> _Set exercise_:
Starting with the first line of the data that follows, transcribe every line verbatim until the line containing "0.028, 0.034, 0.040]" has been transcribed.

> _Source material_:
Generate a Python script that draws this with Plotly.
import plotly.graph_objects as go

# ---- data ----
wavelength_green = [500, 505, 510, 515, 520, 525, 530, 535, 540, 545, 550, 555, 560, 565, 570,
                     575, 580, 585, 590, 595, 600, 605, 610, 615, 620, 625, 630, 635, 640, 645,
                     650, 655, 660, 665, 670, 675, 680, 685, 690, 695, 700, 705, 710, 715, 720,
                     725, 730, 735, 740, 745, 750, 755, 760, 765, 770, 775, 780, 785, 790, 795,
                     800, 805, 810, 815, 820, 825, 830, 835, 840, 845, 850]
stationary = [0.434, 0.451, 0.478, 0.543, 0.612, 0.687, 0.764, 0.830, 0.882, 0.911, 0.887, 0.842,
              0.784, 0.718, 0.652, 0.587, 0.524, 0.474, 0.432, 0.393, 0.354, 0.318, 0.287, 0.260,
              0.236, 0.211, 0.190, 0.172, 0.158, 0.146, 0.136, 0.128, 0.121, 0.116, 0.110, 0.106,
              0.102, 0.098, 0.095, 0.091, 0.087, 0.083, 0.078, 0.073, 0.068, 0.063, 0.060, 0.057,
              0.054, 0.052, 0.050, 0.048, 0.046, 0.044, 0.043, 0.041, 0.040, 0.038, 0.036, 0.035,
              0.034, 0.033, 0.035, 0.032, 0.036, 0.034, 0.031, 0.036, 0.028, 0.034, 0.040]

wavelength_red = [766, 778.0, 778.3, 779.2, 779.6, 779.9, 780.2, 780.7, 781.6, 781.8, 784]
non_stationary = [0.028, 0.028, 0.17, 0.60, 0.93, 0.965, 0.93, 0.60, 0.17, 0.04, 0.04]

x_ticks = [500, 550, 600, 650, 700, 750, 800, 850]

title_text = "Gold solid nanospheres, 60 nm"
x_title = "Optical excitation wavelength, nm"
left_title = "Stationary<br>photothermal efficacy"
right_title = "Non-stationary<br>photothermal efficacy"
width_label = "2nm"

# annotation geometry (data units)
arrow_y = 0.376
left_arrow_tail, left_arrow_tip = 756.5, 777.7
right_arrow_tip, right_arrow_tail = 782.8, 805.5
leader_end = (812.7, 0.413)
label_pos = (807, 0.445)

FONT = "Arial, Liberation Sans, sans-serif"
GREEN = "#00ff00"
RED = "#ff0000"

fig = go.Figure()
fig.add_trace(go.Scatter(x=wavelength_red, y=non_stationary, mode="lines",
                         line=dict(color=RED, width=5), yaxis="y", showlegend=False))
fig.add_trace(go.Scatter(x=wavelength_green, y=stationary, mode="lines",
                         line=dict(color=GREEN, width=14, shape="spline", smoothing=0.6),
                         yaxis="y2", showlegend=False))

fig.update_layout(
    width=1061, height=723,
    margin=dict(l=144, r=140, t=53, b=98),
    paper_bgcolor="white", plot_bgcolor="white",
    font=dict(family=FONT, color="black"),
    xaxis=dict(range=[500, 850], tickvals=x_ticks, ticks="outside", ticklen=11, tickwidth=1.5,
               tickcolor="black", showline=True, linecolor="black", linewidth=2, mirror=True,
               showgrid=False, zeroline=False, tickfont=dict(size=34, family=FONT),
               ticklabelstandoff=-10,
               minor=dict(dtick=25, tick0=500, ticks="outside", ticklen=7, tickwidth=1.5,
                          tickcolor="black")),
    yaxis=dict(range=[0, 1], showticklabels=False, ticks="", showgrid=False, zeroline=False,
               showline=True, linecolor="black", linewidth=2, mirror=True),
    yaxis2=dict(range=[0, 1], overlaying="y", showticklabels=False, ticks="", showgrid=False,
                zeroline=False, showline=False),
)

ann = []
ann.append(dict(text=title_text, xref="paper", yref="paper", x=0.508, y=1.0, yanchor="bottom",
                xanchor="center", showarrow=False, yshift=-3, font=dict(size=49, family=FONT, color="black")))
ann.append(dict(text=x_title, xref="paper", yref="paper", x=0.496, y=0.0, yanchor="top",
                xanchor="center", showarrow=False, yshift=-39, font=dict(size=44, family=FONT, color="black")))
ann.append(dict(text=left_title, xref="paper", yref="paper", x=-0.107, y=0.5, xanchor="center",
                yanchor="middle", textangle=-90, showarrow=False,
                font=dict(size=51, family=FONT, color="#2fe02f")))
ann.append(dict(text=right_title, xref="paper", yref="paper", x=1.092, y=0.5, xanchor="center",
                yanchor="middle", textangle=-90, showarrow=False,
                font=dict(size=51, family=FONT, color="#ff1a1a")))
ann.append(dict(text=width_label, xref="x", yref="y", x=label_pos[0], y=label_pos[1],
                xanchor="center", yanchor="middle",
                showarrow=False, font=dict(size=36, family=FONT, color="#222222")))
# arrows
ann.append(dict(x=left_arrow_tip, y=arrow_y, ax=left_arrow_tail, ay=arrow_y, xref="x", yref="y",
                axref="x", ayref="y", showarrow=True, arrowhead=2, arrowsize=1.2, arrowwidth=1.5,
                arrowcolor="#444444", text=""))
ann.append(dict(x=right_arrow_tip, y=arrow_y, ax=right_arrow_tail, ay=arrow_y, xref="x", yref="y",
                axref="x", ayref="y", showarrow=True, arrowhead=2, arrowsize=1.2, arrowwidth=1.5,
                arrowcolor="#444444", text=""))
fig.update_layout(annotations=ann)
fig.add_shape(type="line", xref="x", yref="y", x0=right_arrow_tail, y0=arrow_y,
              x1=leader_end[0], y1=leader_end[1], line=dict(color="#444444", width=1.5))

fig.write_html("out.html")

> _Response to the exercise_:
Generate a Python script that draws this with Plotly.
import plotly.graph_objects as go

# ---- data ----
wavelength_green = [500, 505, 510, 515, 520, 525, 530, 535, 540, 545, 550, 555, 560, 565, 570,
                     575, 580, 585, 590, 595, 600, 605, 610, 615, 620, 625, 630, 635, 640, 645,
                     650, 655, 660, 665, 670, 675, 680, 685, 690, 695, 700, 705, 710, 715, 720,
                     725, 730, 735, 740, 745, 750, 755, 760, 765, 770, 775, 780, 785, 790, 795,
                     800, 805, 810, 815, 820, 825, 830, 835, 840, 845, 850]
stationary = [0.434, 0.451, 0.478, 0.543, 0.612, 0.687, 0.764, 0.830, 0.882, 0.911, 0.887, 0.842,
              0.784, 0.718, 0.652, 0.587, 0.524, 0.474, 0.432, 0.393, 0.354, 0.318, 0.287, 0.260,
              0.236, 0.211, 0.190, 0.172, 0.158, 0.146, 0.136, 0.128, 0.121, 0.116, 0.110, 0.106,
              0.102, 0.098, 0.095, 0.091, 0.087, 0.083, 0.078, 0.073, 0.068, 0.063, 0.060, 0.057,
              0.054, 0.052, 0.050, 0.048, 0.046, 0.044, 0.043, 0.041, 0.040, 0.038, 0.036, 0.035,
              0.034, 0.033, 0.035, 0.032, 0.036, 0.034, 0.031, 0.036, 0.028, 0.034, 0.040]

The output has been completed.